By this evening, I'd cleaned out 18 frames. Both sets of frames (one in a box, one with a box waiting) were returned to Overachieving Hive. Bees were pretty calm, as they always are if all I'm doing is giving something nice and honey-covered back.

There's only one remaining problem.

Slightly less than half the honey is filling up more than half of the straining bucket. I've never had this problem before, and I'm pretty sure it's not one I want to actually complain about.

Peeking in, however, makes me feel a little woozy. I have to bottle before straining the rest, and my older sister was encouraging me to approach the local high-end chef and offer him some. I don't know what sort of size container he'd like, so maybe I'll give them a quick visit tomorrow morning, if I don't lose my nerve. There's always the grocery store, friends, and our consumption to consider too.

And I think Ribbit wants some.

Tuesday, August 3, 2010

Eating the Seed

I meant to post the first part of this post earlier, and then I meant to participate in Harvest Monday, and hey, look, it's Tuesday, and here I am tossing a quick post off before posting about the past couple of days' other activities. . .

I had planned to save my medium-and-small sized potatoes as seed potatoes, but then realized that I don't want to grow these varieties again. What to do with the seed potatoes?

Throw them in an egg and sausage dish for a neighborhood brunch!
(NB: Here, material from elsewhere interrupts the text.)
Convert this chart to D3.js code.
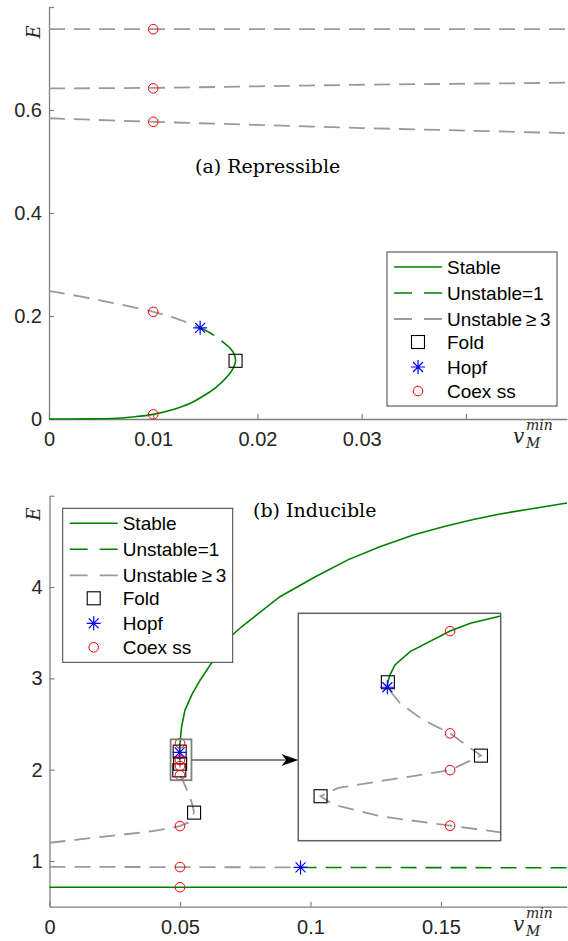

Mornings are my walk around the garden time, and some days I get company. We had our breakfast out there too.

Just in time, as the tomatillo onslaught has been tamed, comes the next overwhelming harvest. Cucumbers continue to overwhelm.

That particular first ripe bean won't bother anyone ever again, because my helper munched it up.

The end of the morning walk yielded a whole whack of stuff. I could hardly get it all in the house.

The rest of Sunday was spent making pickles. Yesterday I did bees, and today it's enchilada sauce and honey. All day long. I'm feeling the push push push of the summer garden, and the tomatoes aren't even done.